Written instruction: Give back exactly the lines from the one with "Output the Python" through the one with "plt.rcParams['font.family'] = ['Open", inclusive, without the images.

Recorded data:
## begin

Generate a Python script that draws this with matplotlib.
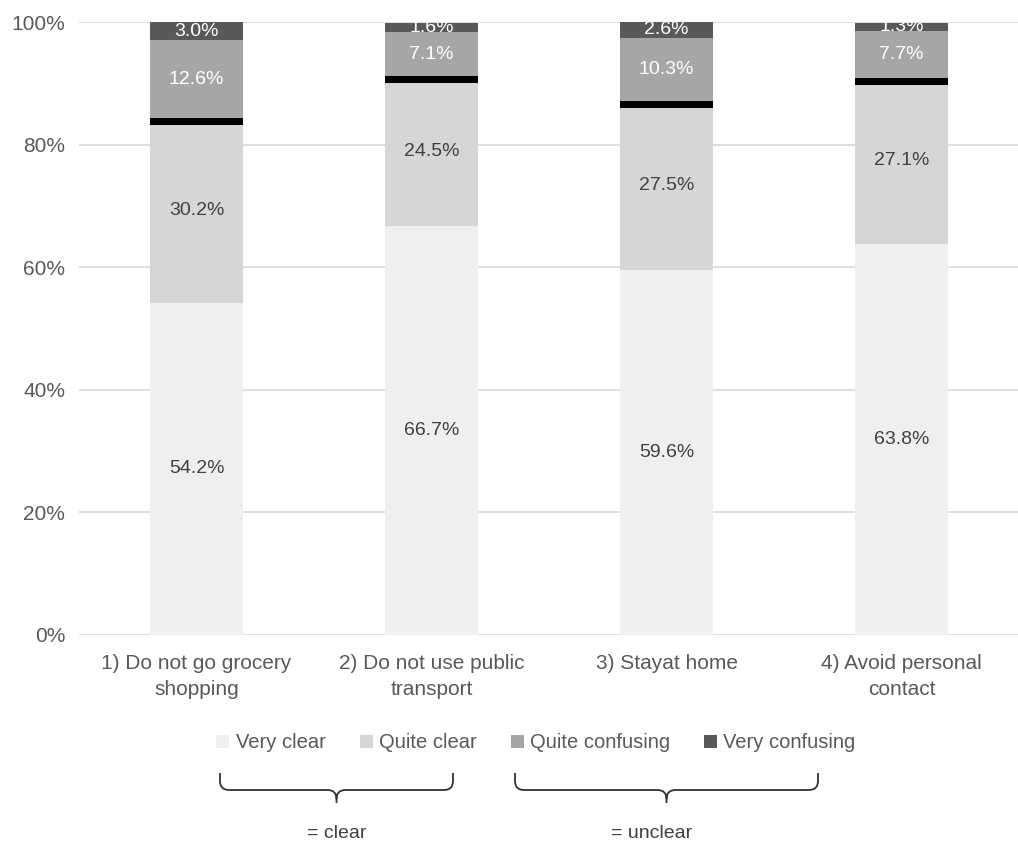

## end
## begin

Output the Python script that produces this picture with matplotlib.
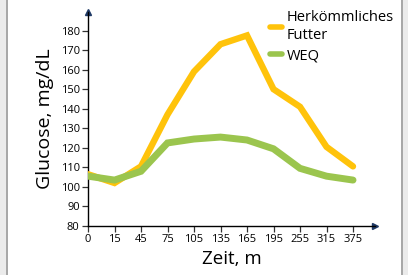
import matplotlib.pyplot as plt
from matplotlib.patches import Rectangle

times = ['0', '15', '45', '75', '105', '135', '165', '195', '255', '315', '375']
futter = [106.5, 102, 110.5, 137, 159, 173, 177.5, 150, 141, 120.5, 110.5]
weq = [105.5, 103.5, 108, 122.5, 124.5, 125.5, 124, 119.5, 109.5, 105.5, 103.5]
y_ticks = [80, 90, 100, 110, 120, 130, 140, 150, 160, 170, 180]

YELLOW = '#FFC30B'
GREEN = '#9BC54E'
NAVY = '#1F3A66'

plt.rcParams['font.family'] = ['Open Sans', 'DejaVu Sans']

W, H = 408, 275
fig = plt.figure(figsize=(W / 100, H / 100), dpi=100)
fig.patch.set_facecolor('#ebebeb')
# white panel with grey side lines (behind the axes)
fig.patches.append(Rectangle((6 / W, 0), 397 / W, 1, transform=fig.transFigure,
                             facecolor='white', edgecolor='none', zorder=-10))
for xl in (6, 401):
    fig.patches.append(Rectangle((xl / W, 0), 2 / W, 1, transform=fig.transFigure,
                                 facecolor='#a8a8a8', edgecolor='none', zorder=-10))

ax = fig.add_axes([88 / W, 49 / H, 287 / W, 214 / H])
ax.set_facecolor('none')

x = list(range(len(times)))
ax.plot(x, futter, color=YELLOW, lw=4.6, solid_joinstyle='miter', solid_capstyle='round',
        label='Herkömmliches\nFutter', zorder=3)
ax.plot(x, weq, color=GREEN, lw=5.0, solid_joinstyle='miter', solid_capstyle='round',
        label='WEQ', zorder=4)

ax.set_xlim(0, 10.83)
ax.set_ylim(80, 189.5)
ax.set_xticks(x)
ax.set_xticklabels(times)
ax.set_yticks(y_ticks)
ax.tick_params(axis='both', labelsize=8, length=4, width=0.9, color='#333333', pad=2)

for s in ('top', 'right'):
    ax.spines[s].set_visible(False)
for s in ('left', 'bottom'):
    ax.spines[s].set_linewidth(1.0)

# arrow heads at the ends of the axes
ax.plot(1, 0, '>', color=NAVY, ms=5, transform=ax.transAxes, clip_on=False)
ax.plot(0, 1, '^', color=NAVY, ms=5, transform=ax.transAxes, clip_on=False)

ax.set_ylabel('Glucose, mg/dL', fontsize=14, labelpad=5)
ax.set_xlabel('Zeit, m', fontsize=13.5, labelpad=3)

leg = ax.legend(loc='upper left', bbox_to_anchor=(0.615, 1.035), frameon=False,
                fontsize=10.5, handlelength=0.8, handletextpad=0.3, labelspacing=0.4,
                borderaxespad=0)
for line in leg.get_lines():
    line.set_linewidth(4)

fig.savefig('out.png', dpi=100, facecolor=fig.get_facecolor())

## end

Solved exercise:
Output the Python script that produces this picture with matplotlib.
import matplotlib.pyplot as plt
from matplotlib.patches import Rectangle

times = ['0', '15', '45', '75', '105', '135', '165', '195', '255', '315', '375']
futter = [106.5, 102, 110.5, 137, 159, 173, 177.5, 150, 141, 120.5, 110.5]
weq = [105.5, 103.5, 108, 122.5, 124.5, 125.5, 124, 119.5, 109.5, 105.5, 103.5]
y_ticks = [80, 90, 100, 110, 120, 130, 140, 150, 160, 170, 180]

YELLOW = '#FFC30B'
GREEN = '#9BC54E'
NAVY = '#1F3A66'

plt.rcParams['font.family'] = ['Open Sans', 'DejaVu Sans']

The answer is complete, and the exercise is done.